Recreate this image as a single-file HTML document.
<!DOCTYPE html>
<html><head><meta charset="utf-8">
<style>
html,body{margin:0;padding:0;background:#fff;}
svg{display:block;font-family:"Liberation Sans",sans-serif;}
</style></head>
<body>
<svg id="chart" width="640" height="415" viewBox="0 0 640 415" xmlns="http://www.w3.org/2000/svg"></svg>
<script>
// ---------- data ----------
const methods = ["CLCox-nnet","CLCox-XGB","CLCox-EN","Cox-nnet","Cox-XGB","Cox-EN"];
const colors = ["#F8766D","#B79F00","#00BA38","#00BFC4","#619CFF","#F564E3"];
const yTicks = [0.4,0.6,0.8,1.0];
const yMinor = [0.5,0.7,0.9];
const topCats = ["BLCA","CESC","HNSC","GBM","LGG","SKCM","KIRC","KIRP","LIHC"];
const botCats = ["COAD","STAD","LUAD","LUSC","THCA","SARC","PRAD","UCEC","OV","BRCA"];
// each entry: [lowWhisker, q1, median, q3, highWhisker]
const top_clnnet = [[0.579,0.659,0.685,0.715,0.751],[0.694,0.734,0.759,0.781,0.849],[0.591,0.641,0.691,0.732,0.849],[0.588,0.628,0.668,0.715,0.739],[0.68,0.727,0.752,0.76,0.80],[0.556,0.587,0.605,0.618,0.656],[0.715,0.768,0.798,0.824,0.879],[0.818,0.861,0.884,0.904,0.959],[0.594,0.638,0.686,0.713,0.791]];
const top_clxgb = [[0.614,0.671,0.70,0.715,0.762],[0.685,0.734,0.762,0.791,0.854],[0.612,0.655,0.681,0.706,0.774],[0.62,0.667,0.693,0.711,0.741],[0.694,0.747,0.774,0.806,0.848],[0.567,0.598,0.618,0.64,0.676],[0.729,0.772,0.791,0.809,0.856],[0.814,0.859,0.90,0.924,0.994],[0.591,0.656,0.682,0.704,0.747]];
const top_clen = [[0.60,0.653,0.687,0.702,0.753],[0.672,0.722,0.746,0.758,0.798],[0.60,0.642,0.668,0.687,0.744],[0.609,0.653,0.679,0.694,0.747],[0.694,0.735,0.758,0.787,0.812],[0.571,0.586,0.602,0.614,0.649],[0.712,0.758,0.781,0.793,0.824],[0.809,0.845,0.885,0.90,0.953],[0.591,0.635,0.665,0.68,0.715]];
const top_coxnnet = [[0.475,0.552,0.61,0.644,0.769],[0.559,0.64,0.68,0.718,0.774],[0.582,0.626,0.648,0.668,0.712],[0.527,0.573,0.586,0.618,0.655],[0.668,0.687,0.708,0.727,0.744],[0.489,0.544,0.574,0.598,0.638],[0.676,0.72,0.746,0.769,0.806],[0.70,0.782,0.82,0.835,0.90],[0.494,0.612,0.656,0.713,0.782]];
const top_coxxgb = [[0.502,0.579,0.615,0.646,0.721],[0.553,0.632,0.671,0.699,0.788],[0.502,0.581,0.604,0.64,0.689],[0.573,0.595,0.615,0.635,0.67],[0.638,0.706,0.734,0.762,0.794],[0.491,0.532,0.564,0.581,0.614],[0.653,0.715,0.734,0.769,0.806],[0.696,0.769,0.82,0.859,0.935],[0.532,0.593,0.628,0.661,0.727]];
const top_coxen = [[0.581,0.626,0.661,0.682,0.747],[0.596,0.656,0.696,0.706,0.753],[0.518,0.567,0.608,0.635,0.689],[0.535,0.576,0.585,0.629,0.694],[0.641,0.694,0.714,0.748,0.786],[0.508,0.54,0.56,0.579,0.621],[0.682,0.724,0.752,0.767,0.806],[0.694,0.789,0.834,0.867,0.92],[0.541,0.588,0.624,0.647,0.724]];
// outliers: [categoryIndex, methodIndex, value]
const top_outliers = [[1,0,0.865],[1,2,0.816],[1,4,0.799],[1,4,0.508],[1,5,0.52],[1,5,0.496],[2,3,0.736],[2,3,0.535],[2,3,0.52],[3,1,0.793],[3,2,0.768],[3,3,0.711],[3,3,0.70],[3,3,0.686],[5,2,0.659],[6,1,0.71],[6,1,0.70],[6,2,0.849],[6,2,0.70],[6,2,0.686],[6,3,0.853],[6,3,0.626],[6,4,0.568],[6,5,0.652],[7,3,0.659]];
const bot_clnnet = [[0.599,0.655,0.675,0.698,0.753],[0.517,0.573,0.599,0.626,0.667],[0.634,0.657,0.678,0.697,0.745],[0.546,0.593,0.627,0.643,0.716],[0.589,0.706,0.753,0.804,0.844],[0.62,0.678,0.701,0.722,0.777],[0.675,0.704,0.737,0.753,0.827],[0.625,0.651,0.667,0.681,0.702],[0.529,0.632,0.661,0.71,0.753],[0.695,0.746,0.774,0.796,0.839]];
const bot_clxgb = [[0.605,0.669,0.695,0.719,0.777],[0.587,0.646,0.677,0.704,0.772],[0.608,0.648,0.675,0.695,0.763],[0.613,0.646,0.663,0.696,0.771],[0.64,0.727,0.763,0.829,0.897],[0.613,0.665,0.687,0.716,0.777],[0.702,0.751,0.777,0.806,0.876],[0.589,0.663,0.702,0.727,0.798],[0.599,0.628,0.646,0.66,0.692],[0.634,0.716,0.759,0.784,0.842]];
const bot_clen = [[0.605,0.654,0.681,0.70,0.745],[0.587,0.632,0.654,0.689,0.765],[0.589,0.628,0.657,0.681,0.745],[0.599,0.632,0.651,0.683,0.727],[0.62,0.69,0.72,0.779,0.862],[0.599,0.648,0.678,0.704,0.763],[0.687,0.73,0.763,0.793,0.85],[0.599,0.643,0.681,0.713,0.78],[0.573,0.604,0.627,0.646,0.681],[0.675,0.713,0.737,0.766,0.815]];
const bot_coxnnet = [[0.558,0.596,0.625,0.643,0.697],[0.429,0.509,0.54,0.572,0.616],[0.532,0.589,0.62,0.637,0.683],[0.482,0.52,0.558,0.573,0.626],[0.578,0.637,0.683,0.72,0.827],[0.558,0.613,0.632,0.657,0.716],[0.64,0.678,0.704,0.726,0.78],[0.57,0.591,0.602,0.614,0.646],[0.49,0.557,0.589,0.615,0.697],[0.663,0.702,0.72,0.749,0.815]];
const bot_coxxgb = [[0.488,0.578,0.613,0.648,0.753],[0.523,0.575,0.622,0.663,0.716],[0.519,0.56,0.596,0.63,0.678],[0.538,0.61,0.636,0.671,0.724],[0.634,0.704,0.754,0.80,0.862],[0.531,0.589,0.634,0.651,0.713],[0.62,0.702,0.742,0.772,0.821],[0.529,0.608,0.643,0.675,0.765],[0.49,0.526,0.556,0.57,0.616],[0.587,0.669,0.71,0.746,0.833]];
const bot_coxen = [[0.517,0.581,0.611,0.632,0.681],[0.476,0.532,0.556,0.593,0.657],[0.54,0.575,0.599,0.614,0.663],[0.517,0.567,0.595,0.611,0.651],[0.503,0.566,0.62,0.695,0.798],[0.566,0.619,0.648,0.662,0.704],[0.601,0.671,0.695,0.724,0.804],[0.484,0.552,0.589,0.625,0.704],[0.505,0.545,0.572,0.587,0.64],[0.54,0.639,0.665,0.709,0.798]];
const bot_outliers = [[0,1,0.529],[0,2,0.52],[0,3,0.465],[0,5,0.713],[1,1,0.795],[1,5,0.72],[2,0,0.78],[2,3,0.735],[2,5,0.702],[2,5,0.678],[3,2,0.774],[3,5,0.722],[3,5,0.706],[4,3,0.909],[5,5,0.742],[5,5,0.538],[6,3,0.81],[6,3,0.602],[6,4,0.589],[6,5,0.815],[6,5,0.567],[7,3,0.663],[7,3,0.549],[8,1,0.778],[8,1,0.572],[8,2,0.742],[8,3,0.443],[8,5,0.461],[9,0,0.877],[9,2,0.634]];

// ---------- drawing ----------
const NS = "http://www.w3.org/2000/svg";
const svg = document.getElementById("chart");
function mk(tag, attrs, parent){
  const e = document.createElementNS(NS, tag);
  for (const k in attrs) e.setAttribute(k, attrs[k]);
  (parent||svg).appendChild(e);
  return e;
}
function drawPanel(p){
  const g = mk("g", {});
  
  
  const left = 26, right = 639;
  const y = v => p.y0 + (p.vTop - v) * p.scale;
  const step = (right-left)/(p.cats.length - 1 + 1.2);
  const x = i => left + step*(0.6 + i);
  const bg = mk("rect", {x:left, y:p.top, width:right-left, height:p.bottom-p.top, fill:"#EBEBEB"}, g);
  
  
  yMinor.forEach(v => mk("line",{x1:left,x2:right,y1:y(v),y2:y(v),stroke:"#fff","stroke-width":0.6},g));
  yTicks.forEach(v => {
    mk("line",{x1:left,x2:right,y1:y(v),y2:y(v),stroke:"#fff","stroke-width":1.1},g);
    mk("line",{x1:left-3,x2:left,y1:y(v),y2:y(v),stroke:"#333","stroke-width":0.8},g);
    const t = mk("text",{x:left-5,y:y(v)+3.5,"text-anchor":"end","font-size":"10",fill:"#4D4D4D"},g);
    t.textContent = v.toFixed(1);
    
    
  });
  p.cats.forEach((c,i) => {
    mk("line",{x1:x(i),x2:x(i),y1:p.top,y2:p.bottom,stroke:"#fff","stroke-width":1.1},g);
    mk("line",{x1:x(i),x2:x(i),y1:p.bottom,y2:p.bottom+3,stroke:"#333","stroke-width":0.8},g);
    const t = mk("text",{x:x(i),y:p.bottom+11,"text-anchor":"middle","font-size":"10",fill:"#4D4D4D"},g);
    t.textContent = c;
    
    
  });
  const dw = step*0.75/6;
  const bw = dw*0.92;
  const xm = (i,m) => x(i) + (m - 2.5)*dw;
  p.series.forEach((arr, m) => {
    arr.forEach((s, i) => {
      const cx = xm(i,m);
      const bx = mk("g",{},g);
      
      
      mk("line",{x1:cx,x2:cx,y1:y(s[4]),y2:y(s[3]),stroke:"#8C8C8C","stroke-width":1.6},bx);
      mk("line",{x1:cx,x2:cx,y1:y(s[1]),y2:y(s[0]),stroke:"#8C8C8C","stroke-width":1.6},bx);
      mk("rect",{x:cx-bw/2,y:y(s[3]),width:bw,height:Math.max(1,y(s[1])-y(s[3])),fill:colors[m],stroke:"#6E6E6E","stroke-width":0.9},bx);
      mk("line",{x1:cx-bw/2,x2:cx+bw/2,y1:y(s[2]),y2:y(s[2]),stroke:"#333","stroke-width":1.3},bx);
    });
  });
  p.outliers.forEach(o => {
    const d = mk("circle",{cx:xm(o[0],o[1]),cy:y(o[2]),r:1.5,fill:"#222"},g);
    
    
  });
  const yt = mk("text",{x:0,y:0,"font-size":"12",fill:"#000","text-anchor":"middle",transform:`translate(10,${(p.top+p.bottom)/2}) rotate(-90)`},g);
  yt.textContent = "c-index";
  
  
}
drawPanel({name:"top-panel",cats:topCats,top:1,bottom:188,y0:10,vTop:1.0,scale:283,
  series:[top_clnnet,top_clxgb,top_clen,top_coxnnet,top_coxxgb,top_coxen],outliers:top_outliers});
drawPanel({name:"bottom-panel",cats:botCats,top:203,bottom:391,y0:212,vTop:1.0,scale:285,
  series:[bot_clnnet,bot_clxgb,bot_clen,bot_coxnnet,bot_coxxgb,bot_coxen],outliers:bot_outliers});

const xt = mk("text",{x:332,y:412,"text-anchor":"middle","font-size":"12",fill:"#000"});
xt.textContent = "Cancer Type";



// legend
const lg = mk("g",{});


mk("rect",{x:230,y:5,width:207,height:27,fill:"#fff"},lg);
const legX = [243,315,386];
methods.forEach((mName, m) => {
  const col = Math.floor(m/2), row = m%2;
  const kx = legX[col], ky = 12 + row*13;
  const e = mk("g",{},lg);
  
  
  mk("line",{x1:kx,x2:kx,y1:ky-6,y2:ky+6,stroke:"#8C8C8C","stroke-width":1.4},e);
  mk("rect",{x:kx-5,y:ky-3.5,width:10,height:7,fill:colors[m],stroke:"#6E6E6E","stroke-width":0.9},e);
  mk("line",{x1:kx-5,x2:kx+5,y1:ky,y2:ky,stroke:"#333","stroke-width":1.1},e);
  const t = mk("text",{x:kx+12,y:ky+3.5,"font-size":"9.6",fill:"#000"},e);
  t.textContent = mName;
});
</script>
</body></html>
________________________________________
Go through the material and copy out every line with "document" in it.

> [Worked solution]:
Recreate this image as a single-file HTML document.
const svg = document.getElementById("chart");
  const e = document.createElementNS(NS, tag);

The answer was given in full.